Anarchiste, dreyfusarde, féministe, elle fit preuve d’une belle et difficile indépendance et, à travers les milliers d’articles qu’elle a publiés, prit toujours et résolument le parti des pauvres.

Fille d’une famille petite bourgeoise, née en 1855, elle grandit dans une froide atmosphère qui se défie de l’humeur et des idées. Or, la jeune Caroline Rémy, c’est son vrai nom, est manifestement rebelle et bouillonnante. On dit qu’elle s’attache d’instinct aux victimes, aussi bien l’oisillon tombé du nid que l’enfant métisse rejetée par les autres, et qu’elle use volontiers de ses poings pour faire justice, comportement incongru dans un milieu policé par principe. Elle est encore impubère qu’on lui promet l’échafaud, ou une vie de malheur à force de mettre de la passion partout.

Elle a dix-sept ans quand son père lui impose un époux qui ne lui sied guère.
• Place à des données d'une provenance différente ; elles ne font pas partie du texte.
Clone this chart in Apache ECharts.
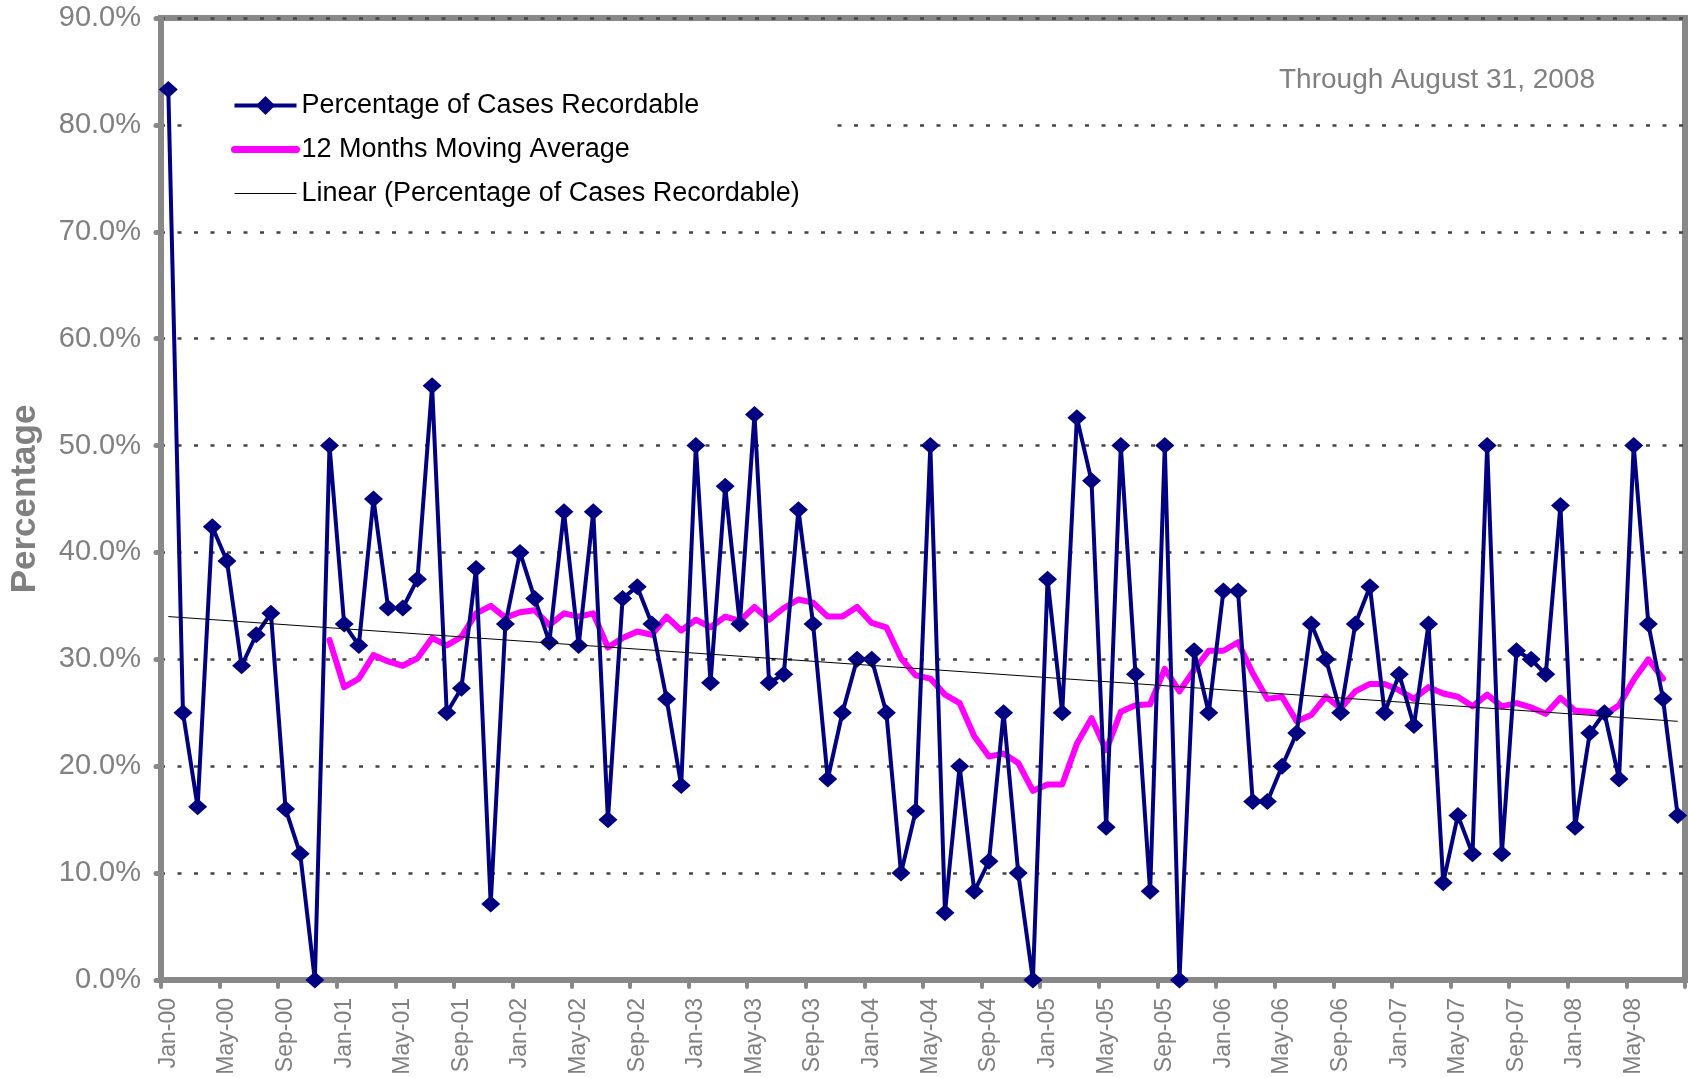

La conjugalité ne dure guère qu’une année, les mariés se séparent de fait, et le bébé (Louis) est placé chez une nourrice.

Voici que Caroline travaille comme lectrice chez une bourgeoise de Neuilly dont le fils, Adrien, tombe amoureux d’elle. Si le mariage est impossible, Séverine étant encore mariée (le divorce étant alors interdit, depuis 1816, et le sera jusqu’en 1884), ils vivront tous deux leur histoire avec discrétion et sous la protection de la bienveillante belle-mère. Quand Caroline devient grosse, les voici qui partent voyager en Europe où l’inquisition sera moins pénible. Ce deuxième enfant, prénommé Roland, grandira, lui aussi, chez une nourrice, puis chez sa grand-mère. Comment saurait-elle faire preuve d’instinct maternel, « incapable de donner ce qu’elle n’a pas reçu » (...).